On 24/11/16 07:44, Sebastian Huber wrote:
Hello Thomas,
On 23/11/16 15:38, Thomas Preudhomme wrote:
Hi Sebastian,
I was thinking on how to solve this issue and found two possible
solutions:
1) select size of lock at configure time
Instead of being an enable/disable option the configure option
could take an
integer value N that determine the size of lock, default being the
size of a
pointer. The lock would then be defined as an array of N integers.
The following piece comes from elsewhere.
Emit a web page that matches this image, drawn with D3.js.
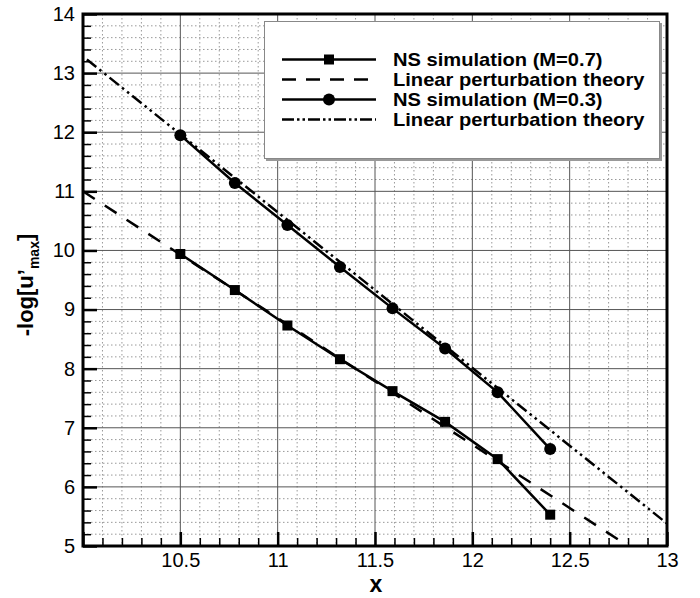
<!DOCTYPE html>
<html>
<head>
<meta charset="utf-8">
<script src="https://cdn.jsdelivr.net/npm/d3@7"></script>
<style>
  body { margin: 0; background: #fff; }
  svg { display: block; font-family: "Liberation Sans", Arial, sans-serif; }
</style>
</head>
<body>
<svg id="chart" width="700" height="598"></svg>
<script>
// Sampling positions of the NS simulations
const xNS = [10.50, 10.78, 11.05, 11.32, 11.59, 11.86, 12.13, 12.40]
// -log[u'max] for M=0.7 (squares) and M=0.3 (circles)
const yM07 = [9.94, 9.33, 8.73, 8.16, 7.62, 7.10, 6.47, 5.53]
const yM03 = [11.95, 11.14, 10.43, 9.72, 9.02, 8.34, 7.60, 6.64]
// Linear perturbation theory lines (end points)
const theoryM07X = [10.0, 12.8]
const theoryM07Y = [11.0, 5.0]
const theoryM03X = [10.02, 13.0]
const theoryM03Y = [13.23, 5.38]

// Tick values
const xMajor = [10, 10.5, 11, 11.5, 12, 12.5, 13]
const xLabels = ['', '10.5', '11', '11.5', '12', '12.5', '13']
const yMajor = [5, 6, 7, 8, 9, 10, 11, 12, 13, 14]

const legendLabels = [
  'NS simulation (M=0.7)',
  'Linear perturbation theory',
  'NS simulation (M=0.3)',
  'Linear perturbation theory'
]

const svg = d3.select('#chart')
const plotLeft = 83, plotRight = 667, plotTop = 14, plotBottom = 546

const x = d3.scaleLinear().domain([10, 13]).range([plotLeft, plotRight])
const y = d3.scaleLinear().domain([5, 14]).range([plotBottom, plotTop])

// Minor grid values
const xMinor = d3.range(101, 130).map(v => v / 10).filter(v => Math.abs(v * 2 - Math.round(v * 2)) > 1e-6)
const yMinor = d3.range(26, 70).map(v => v / 5).filter(v => Math.abs(v - Math.round(v)) > 1e-6)

// Minor dotted grid
const grid = svg.append('g')
grid.selectAll('.vmin').data(xMinor).join('line')
  .attr('x1', d => x(d)).attr('x2', d => x(d))
  .attr('y1', plotTop).attr('y2', plotBottom)
  .attr('stroke', '#999').attr('stroke-width', 1).attr('stroke-dasharray', '1.5,2.5')
grid.selectAll('.hmin').data(yMinor).join('line')
  .attr('x1', plotLeft).attr('x2', plotRight)
  .attr('y1', d => y(d)).attr('y2', d => y(d))
  .attr('stroke', '#999').attr('stroke-width', 1).attr('stroke-dasharray', '1.5,2.5')

// Major solid grid
grid.selectAll('.vmaj').data(xMajor.slice(1, -1)).join('line')
  .attr('x1', d => x(d)).attr('x2', d => x(d))
  .attr('y1', plotTop).attr('y2', plotBottom)
  .attr('stroke', '#555').attr('stroke-width', 1)
grid.selectAll('.hmaj').data(yMajor.slice(1, -1)).join('line')
  .attr('x1', plotLeft).attr('x2', plotRight)
  .attr('y1', d => y(d)).attr('y2', d => y(d))
  .attr('stroke', '#555').attr('stroke-width', 1)

// Axes: inward ticks
const xAxisMinor = d3.axisBottom(x).tickValues(xMinor).tickSize(-8).tickFormat('')
const yAxisMinor = d3.axisLeft(y).tickValues(yMinor).tickSize(-8).tickFormat('')
const xAxis = d3.axisBottom(x).tickValues(xMajor).tickSize(-14).tickPadding(7)
  .tickFormat((d, i) => xLabels[i])
const yAxis = d3.axisLeft(y).tickValues(yMajor).tickSize(-14).tickPadding(8)

function styleAxis (g, w) {
  g.select('.domain').remove()
  g.selectAll('line').attr('stroke', '#000').attr('stroke-width', w)
  g.selectAll('text').attr('fill', '#000').style('font-size', '20px')
}

svg.append('g').attr('transform', `translate(0,${plotBottom})`).call(xAxisMinor).call(g => styleAxis(g, 1.5))
svg.append('g').attr('transform', `translate(${plotLeft},0)`).call(yAxisMinor).call(g => styleAxis(g, 1.5))
svg.append('g').attr('transform', `translate(0,${plotBottom})`).call(xAxis).call(g => styleAxis(g, 2.5))
svg.append('g').attr('transform', `translate(${plotLeft},0)`).call(yAxis).call(g => styleAxis(g, 2.5))

// Clip for data
svg.append('clipPath').attr('id', 'clip')
  .append('rect').attr('x', plotLeft).attr('y', plotTop)
  .attr('width', plotRight - plotLeft).attr('height', plotBottom - plotTop)

const plot = svg.append('g').attr('clip-path', 'url(#clip)')
const line = d3.line().x(d => x(d[0])).y(d => y(d[1]))

plot.append('path')
  .datum(d3.zip(theoryM07X, theoryM07Y))
  .attr('d', line).attr('fill', 'none').attr('stroke', '#000')
  .attr('stroke-width', 2.5).attr('stroke-dasharray', '14,12')

plot.append('path')
  .datum(d3.zip(theoryM03X, theoryM03Y))
  .attr('d', line).attr('fill', 'none').attr('stroke', '#000')
  .attr('stroke-width', 2.5).attr('stroke-dasharray', '12,4,2.5,4,2.5,4')

plot.append('path')
  .datum(d3.zip(xNS, yM07))
  .attr('d', line).attr('fill', 'none').attr('stroke', '#000').attr('stroke-width', 2.5)

plot.append('path')
  .datum(d3.zip(xNS, yM03))
  .attr('d', line).attr('fill', 'none').attr('stroke', '#000').attr('stroke-width', 2.5)

plot.selectAll('.sq').data(d3.zip(xNS, yM07)).join('rect')
  .attr('x', d => x(d[0]) - 5).attr('y', d => y(d[1]) - 5)
  .attr('width', 10).attr('height', 10).attr('fill', '#000')

plot.selectAll('.ci').data(d3.zip(xNS, yM03)).join('circle')
  .attr('cx', d => x(d[0])).attr('cy', d => y(d[1]))
  .attr('r', 6).attr('fill', '#000')

// Legend box with shadow
const lg = svg.append('g')
lg.append('rect').attr('x', 266).attr('y', 23).attr('width', 396).attr('height', 138).attr('fill', '#999')
lg.append('rect').attr('x', 264.5).attr('y', 21.5).attr('width', 395).attr('height', 137)
  .attr('fill', '#fff').attr('stroke', '#888').attr('stroke-width', 1)

const legendStyles = ['none', '14,10', 'none', '12,3,2.5,3,2.5,3']
const legendMarks = ['square', null, 'circle', null]
legendLabels.forEach((label, i) => {
  const ly = 59.5 + i * 20
  lg.append('line').attr('x1', 282).attr('x2', 376).attr('y1', ly).attr('y2', ly)
    .attr('stroke', '#000').attr('stroke-width', 2.5)
    .attr('stroke-dasharray', legendStyles[i] === 'none' ? null : legendStyles[i])
  if (legendMarks[i] === 'square') {
    lg.append('rect').attr('x', 324).attr('y', ly - 5).attr('width', 10).attr('height', 10).attr('fill', '#000')
  } else if (legendMarks[i] === 'circle') {
    lg.append('circle').attr('cx', 329).attr('cy', ly).attr('r', 6).attr('fill', '#000')
  }
  // The original font is wider than Arial, so stretch horizontally
  lg.append('text').attr('transform', `translate(393,${ly + 6.5}) scale(1.15,1)`)
    .style('font-size', '17.5px').style('font-weight', 'bold')
    .text(label)
})

// Plot frame
svg.append('rect').attr('x', plotLeft).attr('y', plotTop)
  .attr('width', plotRight - plotLeft).attr('height', plotBottom - plotTop)
  .attr('fill', 'none').attr('stroke', '#000').attr('stroke-width', 3)

// Axis titles
svg.append('text').attr('x', x(11.5) + 1).attr('y', 592)
  .attr('text-anchor', 'middle').style('font-size', '23px').style('font-weight', 'bold').text('x')

const yt = svg.append('text')
  .attr('transform', 'translate(33,285) rotate(-90)')
  .attr('text-anchor', 'middle').style('font-size', '22px').style('font-weight', 'bold')
yt.append('tspan').text('-log[u’')
yt.append('tspan').attr('dy', 6).style('font-size', '14px').text('max')
yt.append('tspan').attr('dy', -6).text(']')
</script>
</body>
</html>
Pro: LOCK_INIT works, simpler & smaller change
Cons: lock needs to be as big as the biggest lock among all the
platforms you
want to target wasting a bit of space.
2) Remove static initialization of locks
Remove all LOCK_INIT and add code as required to call
lock_initialize at start
up time.
Pro: you only pay the size for the lock you need (ie nothing except
empty
functions in the single threaded case)
Cons: much bigger work, start up cannot support multithread
3)
struct _lock;
typedef struct _lock *_LOCK_T;
#define __LOCK_INIT(class, lock) extern struct _lock _lock_ ## lock;
class
_LOCK_T lock = &_lock_ ## lock;
The OS must then provide struct _lock and storage for all statically
initialized
locks.
Oh nice, clever. I've check whether there is name collision in the
source where
this would lead them to use the same lock and found:
newlib/libc/sys/linux/iconv/gconv_db.c: __LOCK_INIT(static, lock);
newlib/libc/sys/linux/iconv/gconv_trans.c: __LOCK_INIT(static, lock);
The one thing I worry is the risk of new lock being added with the
same name.
Fortunately this could be detected at link time by looking for
relocation to
"_lock_.*" in newlib library and check that there is no duplicate.